At this point, you may be asking, “is this really a problem specific to ATS solutions?” Yes and no. On the one hand, nothing about your ATS should prevent you from contacting each applicant individually at every step in the process, or even from developing polite auto-replies that send each time your online application gets filled out. On the other hand, most ATS software doesn’t encourage this kind of behavior, in part because they’re designed for finding candidates quickly via keyword searches. This functionality can lead to recruiters only ever seeing and responding to the applications that fit their search criteria. As a result, applicants sometimes feel like their applications have been sucked into a black hole, never to be seen again.

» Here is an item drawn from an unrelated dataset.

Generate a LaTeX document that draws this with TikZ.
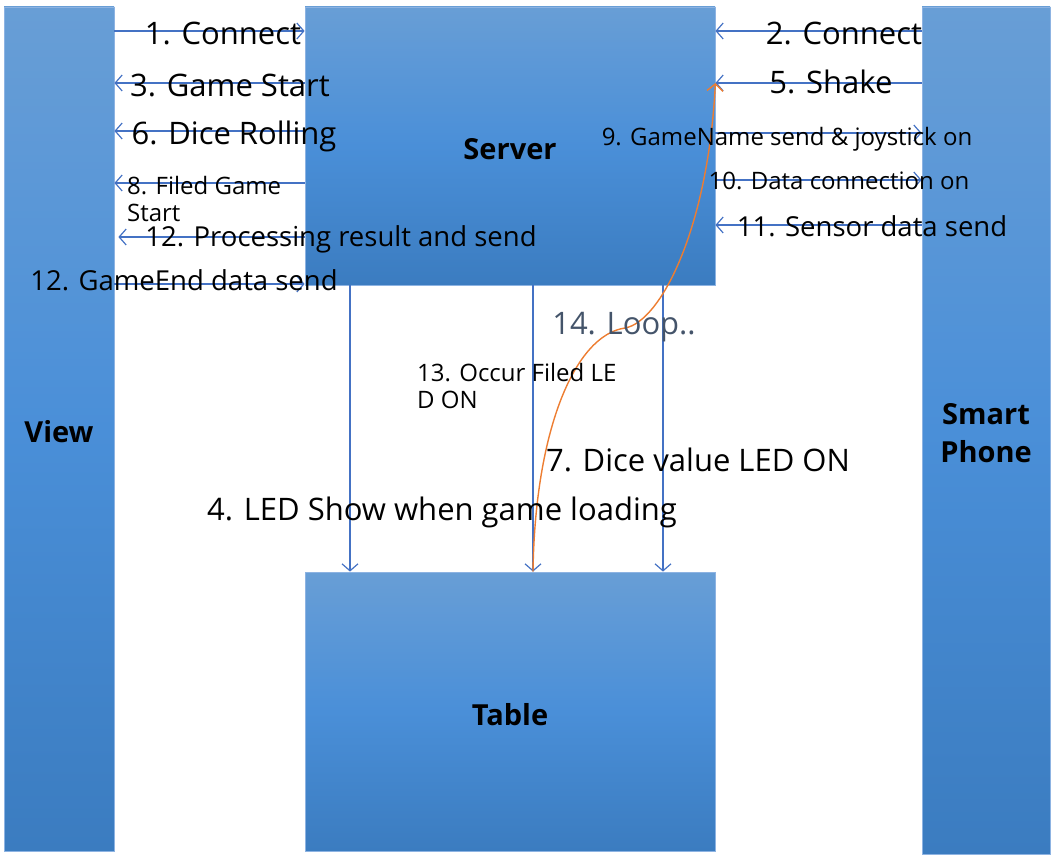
\documentclass[tikz,border=0pt]{standalone}
\usepackage{fontspec}
\setmainfont{Open Sans}
\usetikzlibrary{arrows.meta,positioning}
\definecolor{msgblue}{HTML}{4472C4}
\definecolor{loopgray}{HTML}{44546A}
\definecolor{looporange}{HTML}{ED7D31}
\definecolor{boxtop}{HTML}{689ED6}
\definecolor{boxmid}{HTML}{4A8FD8}
\definecolor{boxbot}{HTML}{3B7CC0}
\definecolor{boxedge}{HTML}{8DB3E2}

\begin{document}
\begin{tikzpicture}[
  x=1pt, y=-1pt,
  block/.style={draw=boxedge, line width=0.8pt, rectangle, top color=boxtop, bottom color=boxbot, middle color=boxmid, inner sep=0pt, align=center, text height=27pt, text depth=0pt, font=\fontsize{29}{38}\selectfont\bfseries},
  msg/.style={-{Straight Barb[length=7pt,width=16pt]}, draw=msgblue, line width=1.2pt},
  loopline/.style={-{Straight Barb[length=7pt,width=16pt]}, draw=looporange, line width=1.4pt},
  big/.style={font=\fontsize{31}{36}\selectfont, inner sep=0pt},
  mid/.style={font=\fontsize{27.5}{32}\selectfont, inner sep=0pt},
  small/.style={font=\fontsize{24}{27.5}\selectfont, inner sep=0pt, align=left}
]
  \useasboundingbox (0,0) rectangle (1055,856);

  \node[block, minimum width=110, minimum height=844] (view) at (59,429) {View};
  \node[block, minimum width=410, minimum height=278] (server) at (510,146) {Server};
  \node[block, minimum width=128, minimum height=847, text height=63pt] (phone) at (986,430.5) {Smart\\Phone};
  \node[block, minimum width=410, minimum height=279] (table) at (510,711.5) {Table};

  \draw[msg] (view.east |- 0,31) -- (server.west |- 0,31);
  \draw[msg] (server.west |- 0,83) -- (view.east |- 0,83);
  \draw[msg] (server.west |- 0,131) -- (view.east |- 0,131);
  \draw[msg] (server.west |- 0,183) -- (view.east |- 0,183);
  \draw[msg] (server.west |- 0,237) -- ([xshift=4pt]view.east |- 0,237);
  \draw[msg] (view.east |- 0,284) -- (server.west |- 0,284);

  \draw[msg] (phone.west |- 0,31) -- (server.east |- 0,31);
  \draw[msg] (phone.west |- 0,83) -- (server.east |- 0,83);
  \draw[msg] (server.east |- 0,133) -- (phone.west |- 0,133);
  \draw[msg] (server.east |- 0,180) -- (phone.west |- 0,180);
  \draw[msg] (phone.west |- 0,225) -- (server.east |- 0,225);

  \draw[msg] (server.south -| 350,0) -- (table.north -| 350,0);
  \draw[msg] (server.south -| 533,0) -- (table.north -| 533,0);
  \draw[msg] (server.south -| 663,0) -- (table.north -| 663,0);

  \draw[loopline] (table.north -| 533,0) .. controls (535,430) and (575,335) .. (625,328)
    .. controls (660,322) and (708,230) .. (server.east |- 0,83);

  \node[big] (connect1) at (223,33) {1. Connect};
  \node[big] (gamestart) at (230,85) {3. Game Start};
  \node[big] (dicerolling) at (234,136) {6. Dice Rolling};
  \node[small, anchor=west] (filedgame) at (127,199) {8. Filed Game\\Start};
  \node[mid] (processing) at (341,239) {12. Processing result and send};
  \node[mid] (gameend) at (184,280) {12. GameEnd data send};

  \node[big] (connect2) at (844,33) {2. Connect};
  \node[big] (shake) at (831,82) {5. Shake};
  \node[small] (gamename) at (787,139) {9. GameName send \& joystick on};
  \node[small] (dataconn) at (839,181) {10. Data connection on};
  \node[mid] (sensor) at (872,226) {11. Sensor data send};

  \node[big, text=loopgray] (looplbl) at (624,327) {14. Loop..};
  \node[small, anchor=west] (occur) at (417,386) {13. Occur Filed LE\\D ON};
  \node[big] (dicevalue) at (698,460) {7. Dice value LED ON};
  \node[big] (ledshow) at (442,512) {4. LED Show when game loading};
\end{tikzpicture}
\end{document}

So far in this post, we’ve examined a number of the ways in which ATS solutions create a disconnect between recruiters and candidates, resulting in applicant experiences that feel impersonal, cumbersome, or disrespectful of candidates’ time and effort. In this last section, however, it’s not the candidates who are being directly impacted, but the recruiters’ coworkers and partners in the hiring process. Specifically, we’ll be calling attention to the fact that ATS software can, under many circumstances, create recruitment silos, cutting off marketers and hiring managers from mission-critical applicant tracking information.
Imagine for a moment that you’re a hiring manager. Whatever system you’re utilizing for taking candidates through the interview process isn’t integrated with the ATS used by your recruiters. As a result, you may be missing information about the candidates that reach your desk. Even if you have all of a candidate's relevant info, you may not know why this candidate was brought into the interview stages over any other job seekers who may have applied. What kind of impact will this have on your ability to provide a personalized, high-quality candidate experience? Most likely, it will make it more difficult for you to offer an experience that delights your potential recruit and demonstrates the value being offered by your company.
Fortunately, things don’t have to be this way. Just because most applicant tracking systems aren’t integrated with processes further up and down the recruitment funnel, doesn’t mean that they can’t be integrated. In fact, when your ATS is used to help inform processes like recruitment marketing and even marketing automation, it can actually create more synergy between teams and lead to more effective recruitment overall. To reach that point, however, companies have to choose to make the applicant experience a top priority and leverage their technology towards that goal. As we saw at the start of this post, efforts like those can have huge payoffs in terms of recruitment ROI.